Prescott’s Greenways are scenic, but do residents want to use them?
City kicks off revitalization of the downtown creek trail system
Foreboding, seedy, inhospitable.
These are just a few of the negatives used this past week to describe one of downtown-Prescott’s most prominent features — its creeks.
At the same time, local residents and community leaders also appear to agree that the winding, shady creek beds should be a strength for the downtown. Other words that have come up in the discussions have included “asset” and “unlimited potential.”
The Prescott Greenways — a trail system that follows Granite and Miller creeks through the downtown area — have long generated mixed emotions in the community.

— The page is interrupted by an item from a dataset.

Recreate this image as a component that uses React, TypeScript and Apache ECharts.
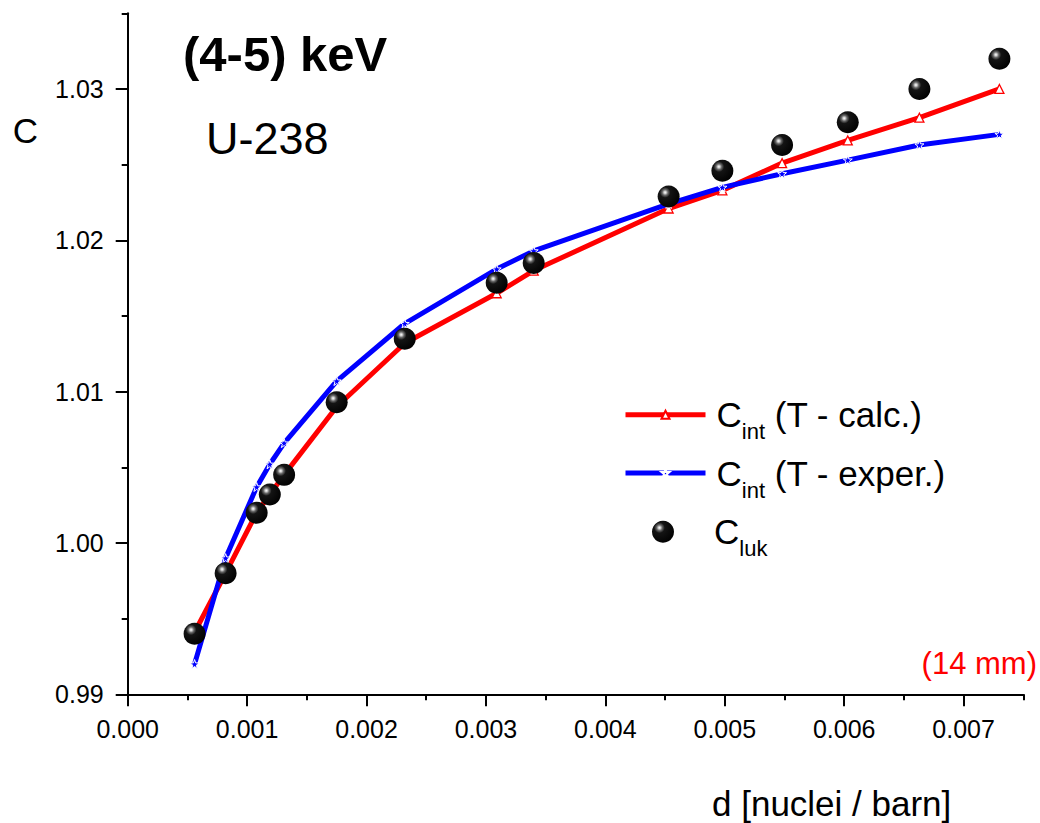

While the trails are undoubtedly scenic and tranquil, they also have consistently produced worries about safety.
Grant Quezada of the Prescott Area Young Professionals Advisory Committee summed up concerns about the Greenways during a presentation to the Prescott City Council this past week.
“From the top view down, it looks a little seedy,” he said of the creek-side trails. Although Quezada grew up in Prescott, he said he had never walked the Greenway Trails until recently, when a group of Prescott Area Young Professionals members walked it together.
Although “not as unsafe as we thought it would be,” Quezada said the group’s consensus was that the Greenways were “not really well taken care of, and not really inviting.”
A new effort by a City of Prescott committee aims to change that in the coming months.
The Granite Creek Corridor Revitalization Committee conducted its first meeting about a month ago, and City Manager Michael Lamar said the goal of the group is to eliminate some of the Greenways’ persistent issues.
Lamar maintains that the stretch of Granite Creek running from about El Gato Azul on Goodwin Street to Granite Creek Park “has a tremendous amount of assets, and this is one that’s been under-utilized. I think it has unlimited potential.”
Lamar also walked the Greenway Trails recently, and he agreed that certain sections can seem uninviting. “A couple of the underpasses are a little foreboding,” he said, noting that the presence of panhandlers can be intimidating for trail users.
The charge of the new working group is to identify the Greenways’ issues, and come up with ideas to deal with them. Lamar says better lighting, new signage, cleared-out brush, and trash clean-ups all could help to improve the trails.
Kristy Everson, co-owner of Mandalay Homes, chairs the committee, and agreed that the creeks should be better utilized.
“We want to make the whole river something that’s an asset for the community,” Everson said. “It feels like we’re missing an opportunity.”
Among the issues facing the Greenways are the limited access points for getting onto and off of the trail.
Quezada listed that as one of the reasons the Greenways can feel unsafe. Once someone is on the trail, the series of chain-link fences along the route can make it difficult to get out, he said.
Another issue relates to handicap accessibility, which is almost non-existent on the trails.
Everson and city officials met this past week with Fred Veil, executive director of Sharlot Hall Museum, to discuss a possible improvement to the concrete ramp that leads down to the trail from the parking lot for Sharlot Hall’s archives building.
Everson pointed out that the existing ramp is too steep to be usable for wheelchairs. But, she said, the area has potential for making the ramp more gradual.
While the trail itself probably would not be handicap accessible because of its rough dirt surface, Everson said a sitting area near the ramp could allow wheelchair users to experience the creek-side atmosphere.
One concern that arose was the possibility that trail users would use the museum’s parking spaces, which are already spoken for.
Although the Greenways are currently attracting heightened interest, much of the system has been in place for decades.
Michael Byrd, executive director of the Prescott Creeks organization and a member of the city’s new revitalization committee, said the 1980s-era creation of the first Greenways Trails served as the impetus for the formation of Prescott Creeks.
The Greenways “have really come a long way,” he said.
While revitalization efforts have come and gone over the years, Byrd said he was pleased when he got the call notifying him of the new committee.
The key to the effort will be to find a way to better develop the Greenways while retaining the creeks’ environmental qualities, Byrd said. “It’s going to be tricky, but I’m excited this has come up,” he said.